BRIEF
Look for the line containing "Recreate this image" and the line containing "Chart.register(...registerables);"; retype them and all lines between, exactly, and leave out the pictures.

PROVIDED RECORDS
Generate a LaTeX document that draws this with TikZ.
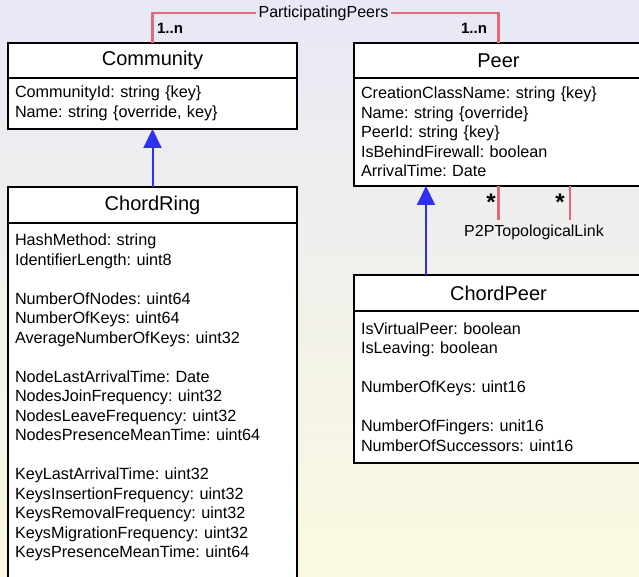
* * *
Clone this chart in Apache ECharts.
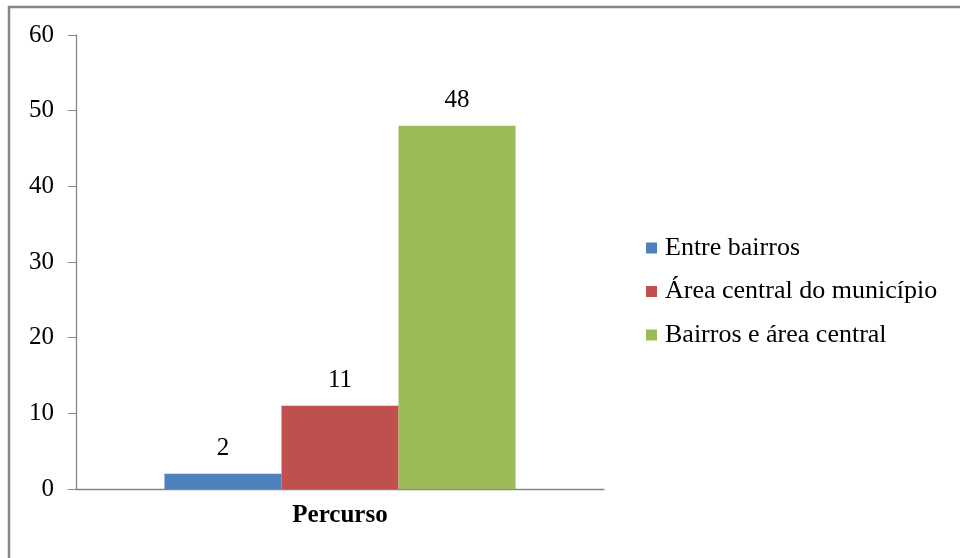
---
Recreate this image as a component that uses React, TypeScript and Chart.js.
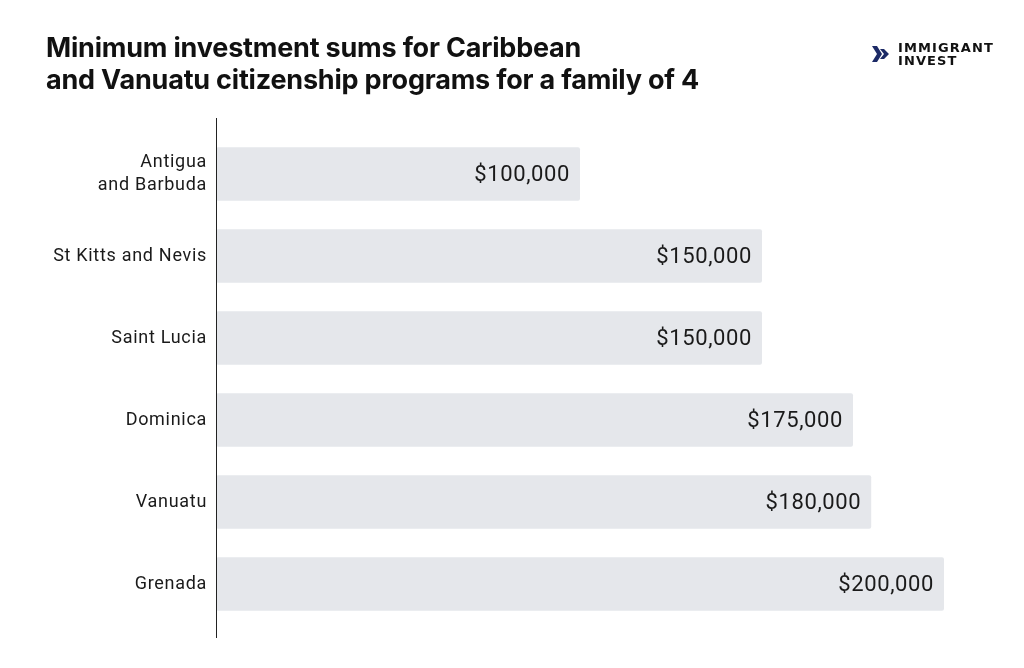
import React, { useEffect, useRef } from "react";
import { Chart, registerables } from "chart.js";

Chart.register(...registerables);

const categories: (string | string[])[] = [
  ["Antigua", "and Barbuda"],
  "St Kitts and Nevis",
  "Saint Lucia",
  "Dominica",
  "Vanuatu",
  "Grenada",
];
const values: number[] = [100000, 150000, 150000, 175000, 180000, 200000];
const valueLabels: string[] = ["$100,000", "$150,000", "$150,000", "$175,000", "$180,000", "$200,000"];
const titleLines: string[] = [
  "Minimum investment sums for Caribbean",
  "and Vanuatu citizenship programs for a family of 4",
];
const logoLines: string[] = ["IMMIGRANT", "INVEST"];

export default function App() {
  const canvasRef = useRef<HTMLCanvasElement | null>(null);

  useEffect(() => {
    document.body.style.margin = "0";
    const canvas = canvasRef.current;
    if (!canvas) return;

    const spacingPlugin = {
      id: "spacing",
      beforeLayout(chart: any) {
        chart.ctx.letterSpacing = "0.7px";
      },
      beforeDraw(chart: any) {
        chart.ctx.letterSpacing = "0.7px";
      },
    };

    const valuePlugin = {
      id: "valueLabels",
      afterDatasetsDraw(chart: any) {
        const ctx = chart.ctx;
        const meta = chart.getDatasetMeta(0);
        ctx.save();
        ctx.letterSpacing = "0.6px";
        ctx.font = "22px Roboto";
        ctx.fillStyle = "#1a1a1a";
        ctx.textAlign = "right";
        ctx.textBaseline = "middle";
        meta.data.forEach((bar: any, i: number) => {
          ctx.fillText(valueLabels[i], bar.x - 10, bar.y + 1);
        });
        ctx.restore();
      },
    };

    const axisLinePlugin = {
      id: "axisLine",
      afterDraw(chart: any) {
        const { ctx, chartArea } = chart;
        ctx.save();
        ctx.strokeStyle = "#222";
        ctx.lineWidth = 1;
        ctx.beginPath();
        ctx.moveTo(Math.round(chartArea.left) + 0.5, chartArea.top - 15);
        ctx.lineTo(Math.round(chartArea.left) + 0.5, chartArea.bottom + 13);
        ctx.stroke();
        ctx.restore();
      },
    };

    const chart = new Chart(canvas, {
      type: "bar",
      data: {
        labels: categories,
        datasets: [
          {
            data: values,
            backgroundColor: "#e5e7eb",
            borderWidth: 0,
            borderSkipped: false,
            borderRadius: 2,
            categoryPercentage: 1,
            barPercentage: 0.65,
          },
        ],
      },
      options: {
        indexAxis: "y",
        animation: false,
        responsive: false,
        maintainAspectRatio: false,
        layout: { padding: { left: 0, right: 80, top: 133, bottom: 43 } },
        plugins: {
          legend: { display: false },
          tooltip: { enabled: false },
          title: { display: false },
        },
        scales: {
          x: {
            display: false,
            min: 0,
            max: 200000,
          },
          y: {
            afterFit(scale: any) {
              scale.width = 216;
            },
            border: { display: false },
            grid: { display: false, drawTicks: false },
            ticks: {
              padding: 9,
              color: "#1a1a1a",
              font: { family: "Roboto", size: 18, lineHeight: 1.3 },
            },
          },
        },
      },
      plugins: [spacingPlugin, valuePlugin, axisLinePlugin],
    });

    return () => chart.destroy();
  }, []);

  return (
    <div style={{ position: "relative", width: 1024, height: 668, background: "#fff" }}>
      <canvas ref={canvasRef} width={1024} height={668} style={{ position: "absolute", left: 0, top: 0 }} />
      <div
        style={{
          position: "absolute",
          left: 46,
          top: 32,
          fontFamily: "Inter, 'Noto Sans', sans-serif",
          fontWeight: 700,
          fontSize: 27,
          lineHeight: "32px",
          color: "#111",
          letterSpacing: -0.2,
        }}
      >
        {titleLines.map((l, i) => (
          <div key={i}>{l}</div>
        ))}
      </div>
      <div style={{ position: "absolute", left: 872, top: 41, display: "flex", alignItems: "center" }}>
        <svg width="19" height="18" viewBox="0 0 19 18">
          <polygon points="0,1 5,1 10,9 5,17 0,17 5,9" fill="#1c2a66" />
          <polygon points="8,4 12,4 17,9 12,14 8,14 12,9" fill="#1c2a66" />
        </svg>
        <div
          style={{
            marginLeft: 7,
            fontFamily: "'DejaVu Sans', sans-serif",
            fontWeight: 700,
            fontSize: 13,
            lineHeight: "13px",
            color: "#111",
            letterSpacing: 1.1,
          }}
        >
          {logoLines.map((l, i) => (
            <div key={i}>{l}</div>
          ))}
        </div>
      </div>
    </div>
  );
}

RESULT FOR THIS EXERCISE
Recreate this image as a component that uses React, TypeScript and Chart.js.
import React, { useEffect, useRef } from "react";
import { Chart, registerables } from "chart.js";

Chart.register(...registerables);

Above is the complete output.